# Prince2 and Project management type work or self employed freelance admin??



## carolannbavage (Jun 18, 2013)

Hi All,

I am in the early stages of my Spousal visa application in the UK. Im not due to do my medical or police check til the end of next month.

I have a long work history in high profile campaigns - working for Comic Relief as a project Manager, Working for London underground on innovation projects and currently working for a local authority setting up a Public Service mutual.

So all a bit varied - but the bottom line is that im used to running projects and managing.

I have good experience but no formal qualifications. I have considered getting a Prince2 Foundation and then Practitioners certification. I can organise to do the courses over the next couple months. But its not cheap.

Is it worth doing this - Is Prince2 recognized in Australia at all?

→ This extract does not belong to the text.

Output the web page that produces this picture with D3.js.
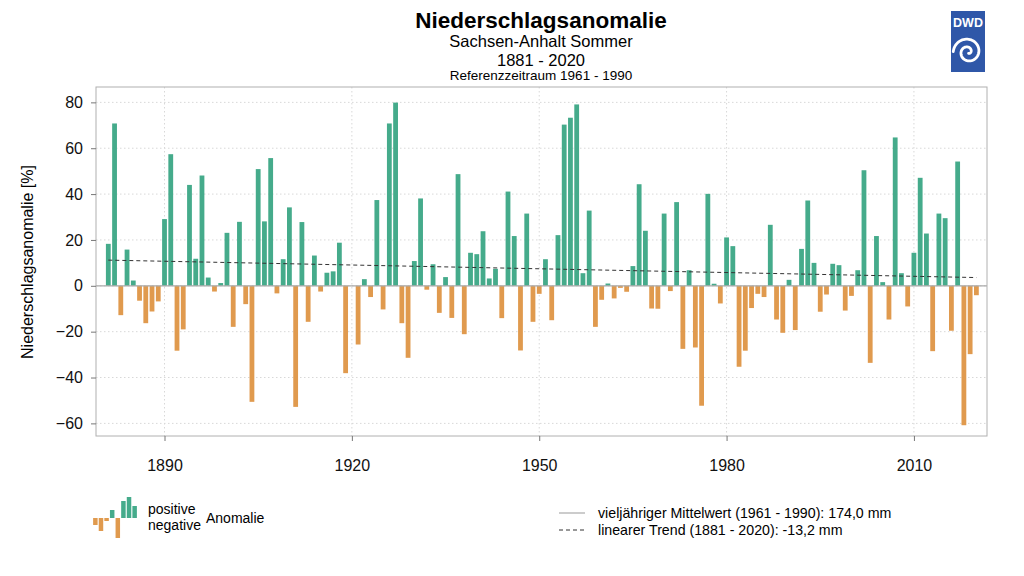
<!DOCTYPE html>
<html>
<head>
<meta charset="utf-8">
<script src="https://cdn.jsdelivr.net/npm/d3@7"></script>
<style>
  body { margin: 0; background: #fff; }
  svg { font-family: "Liberation Sans", Arial, sans-serif; }
</style>
</head>
<body>
<div id="chart"></div>
<script>
// Sommer-Niederschlagsanomalie Sachsen-Anhalt in % (Referenz 1961-1990)
const years = d3.range(1881, 2021);
const anomalies = [
  18.3, 70.8, -12.8, 15.8, 2.3, -6.5, -16.3, -11.2, -6.8, 29.1,
  57.4, -28.3, -19.0, 44.0, 11.8, 48.1, 3.6, -2.5, 1.2, 23.1,
  -17.9, 27.9, -8.0, -50.6, 50.9, 28.1, 55.7, -3.3, 11.6, 34.2,
  -52.8, 27.8, -15.7, 13.2, -2.5, 5.7, 6.3, 18.8, -38.1, 0.0,
  -25.6, 2.9, -4.9, 37.4, -10.3, 70.8, 79.9, -16.3, -31.4, 10.8,
  38.1, -1.7, 9.4, -11.8, 3.8, -14.0, 48.7, -21.1, 14.4, 13.8,
  23.8, 3.2, 7.4, -14.1, 41.1, 21.7, -28.2, 31.5, -15.7, -3.5,
  11.6, -15.0, 22.1, 70.3, 73.3, 79.1, 5.5, 32.8, -17.9, -6.1,
  1.0, -5.5, -0.9, -2.6, 8.6, 44.3, 24.0, -9.9, -10.0, 31.5,
  -2.3, 36.5, -27.5, 6.8, -26.9, -52.3, 40.1, 0.9, -7.7, 21.1,
  17.3, -35.3, -28.3, -9.7, -3.5, -4.9, 26.6, -14.7, -20.5, 2.6,
  -19.3, 16.1, 37.2, 10.0, -11.3, -3.8, 9.6, 9.0, -10.8, -4.4,
  6.8, 50.4, -33.6, 21.7, 1.6, -14.7, 64.7, 5.5, -9.0, 14.4,
  47.1, 22.8, -28.5, 31.5, 29.5, -19.6, 54.2, -60.8, -29.8, -4.1
];
const trendYears = [1881, 2020];
const trendValues = [11.2, 3.6];
const yTicks = [-60, -40, -20, 0, 20, 40, 60, 80];
const xTicks = [1890, 1920, 1950, 1980, 2010];
const legendBars = [-7, -13, -3, 8, -20, 17, 21, 12];

const green = "#45ab8b", orange = "#e09a4e";

const W = 1024, H = 576;
const margin = { top: 87, right: 37, bottom: 140, left: 96 };
const width = W - margin.left - margin.right,
      height = H - margin.top - margin.bottom;

const svg = d3.select("#chart").append("svg")
    .attr("width", W)
    .attr("height", H);

// titles
const titles = [
  { t: "Niederschlagsanomalie", y: 28, size: 22.5, bold: true },
  { t: "Sachsen-Anhalt Sommer", y: 47, size: 16.5 },
  { t: "1881 - 2020", y: 66, size: 16.5 },
  { t: "Referenzzeitraum 1961 - 1990", y: 80, size: 13.5 }
];
svg.selectAll(".title").data(titles).enter().append("text")
    .attr("x", 541).attr("y", d => d.y)
    .attr("text-anchor", "middle")
    .attr("font-size", d => d.size)
    .attr("font-weight", d => d.bold ? "bold" : "normal")
    .text(d => d.t);

// DWD logo
const logo = svg.append("g").attr("transform", "translate(951,11)");
logo.append("rect").attr("width", 34).attr("height", 61).attr("fill", "#2f57a8");
logo.append("text").attr("x", 17).attr("y", 16).attr("text-anchor", "middle")
    .attr("fill", "#fff").attr("font-weight", "bold").attr("font-size", 12.5).text("DWD");
const spiral = d3.range(0, 3.4 * Math.PI, 0.1).map(a => {
  const r = 1.5 + a * 1.25;
  return [17 + r * Math.cos(-a + 1.2), 41 + r * Math.sin(-a + 1.2)];
});
logo.append("path").attr("d", d3.line()(spiral))
    .attr("fill", "none").attr("stroke", "#fff").attr("stroke-width", 2.8)
    .attr("stroke-linecap", "round");

const g = svg.append("g")
    .attr("transform", `translate(${margin.left},${margin.top})`);

const x = d3.scaleLinear().domain([1879.03, 2021.7]).range([0, width]);
const y = d3.scaleLinear().domain([-65.5, 86.7]).range([height, 0]);
const barW = 4.8;

// grid
g.append("g").selectAll("line").data(yTicks).enter().append("line")
    .attr("x1", 0).attr("x2", width)
    .attr("y1", d => y(d)).attr("y2", d => y(d))
    .attr("stroke", "#d8d8d8").attr("stroke-dasharray", "1.5,2.5");
g.append("g").selectAll("line").data(xTicks).enter().append("line")
    .attr("x1", d => x(d)).attr("x2", d => x(d))
    .attr("y1", 0).attr("y2", height)
    .attr("stroke", "#d8d8d8").attr("stroke-dasharray", "1.5,2.5");

// bars
g.selectAll(".bar")
    .data(years.map((yr, i) => [yr, anomalies[i]]))
    .enter().append("rect")
    .attr("class", "bar")
    .attr("x", d => x(d[0]) - barW / 2)
    .attr("width", barW)
    .attr("y", d => y(Math.max(0, d[1])))
    .attr("height", d => Math.abs(y(d[1]) - y(0)))
    .attr("fill", d => d[1] >= 0 ? green : orange);

// mean line
g.append("line")
    .attr("x1", 0).attr("x2", width)
    .attr("y1", y(0)).attr("y2", y(0))
    .attr("stroke", "#aaa").attr("stroke-width", 1.2);

// trend
g.append("line")
    .attr("x1", x(trendYears[0])).attr("x2", x(trendYears[1]))
    .attr("y1", y(trendValues[0])).attr("y2", y(trendValues[1]))
    .attr("stroke", "#333").attr("stroke-width", 1)
    .attr("stroke-dasharray", "4,3");

// frame
g.append("rect").attr("width", width).attr("height", height)
    .attr("fill", "none").attr("stroke", "#b0b0b0");

// axes
const yAxis = g.append("g")
    .call(d3.axisLeft(y).tickValues(yTicks).tickSize(5).tickPadding(8));
const xAxis = g.append("g")
    .attr("transform", `translate(0,${height})`)
    .call(d3.axisBottom(x).tickValues(xTicks).tickFormat(d3.format("d")).tickSize(5).tickPadding(19));
[yAxis, xAxis].forEach(a => {
  a.select(".domain").remove();
  a.selectAll(".tick line").attr("stroke", "#777");
  a.selectAll(".tick text").attr("font-size", 16).attr("fill", "#111")
      .attr("font-family", "Liberation Sans, Arial, sans-serif");
});

svg.append("text")
    .attr("transform", "translate(33,262) rotate(-90)")
    .attr("text-anchor", "middle")
    .attr("font-size", 16)
    .text("Niederschlagsanomalie [%]");

// legend left: mini bars
const lx = d3.scaleBand().domain(d3.range(legendBars.length)).range([92, 138]).padding(0.2);
svg.append("g").selectAll("rect").data(legendBars).enter().append("rect")
    .attr("x", (d, i) => lx(i))
    .attr("width", lx.bandwidth())
    .attr("y", d => d > 0 ? 518 - d : 518)
    .attr("height", d => Math.abs(d))
    .attr("fill", d => d > 0 ? green : orange);
svg.append("text").attr("x", 148).attr("y", 514).attr("font-size", 14).text("positive");
svg.append("text").attr("x", 148).attr("y", 530).attr("font-size", 14).text("negative");
svg.append("text").attr("x", 206).attr("y", 523).attr("font-size", 14).text("Anomalie");

// legend right
svg.append("line").attr("x1", 559).attr("x2", 585).attr("y1", 513).attr("y2", 513)
    .attr("stroke", "#aaa").attr("stroke-width", 1.2);
svg.append("line").attr("x1", 559).attr("x2", 585).attr("y1", 530).attr("y2", 530)
    .attr("stroke", "#333").attr("stroke-dasharray", "4,3");
svg.append("text").attr("x", 598).attr("y", 518).attr("font-size", 14.2)
    .text("vieljähriger Mittelwert (1961 - 1990): 174,0 mm");
svg.append("text").attr("x", 598).attr("y", 535).attr("font-size", 14.2)
    .text("linearer Trend (1881 - 2020): -13,2 mm");
</script>
</body>
</html>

I do a certain amount of freelance admin online so am not worries about having absolutely no income, and my husbands employer has just expanded out to Australia so he can just keep his job and move out there. 

I hate the idea of being an unemployed housewifey type though!! So am torn between getting a good PM qualification or trying to expand my online admin work into something more profitable. (As an idea i work for clients around the globe doing admin - and have earned a little over £300 in the last month doing it in my spare time - and have turned a number of people down for work)

Any ideas or suggestions?


----------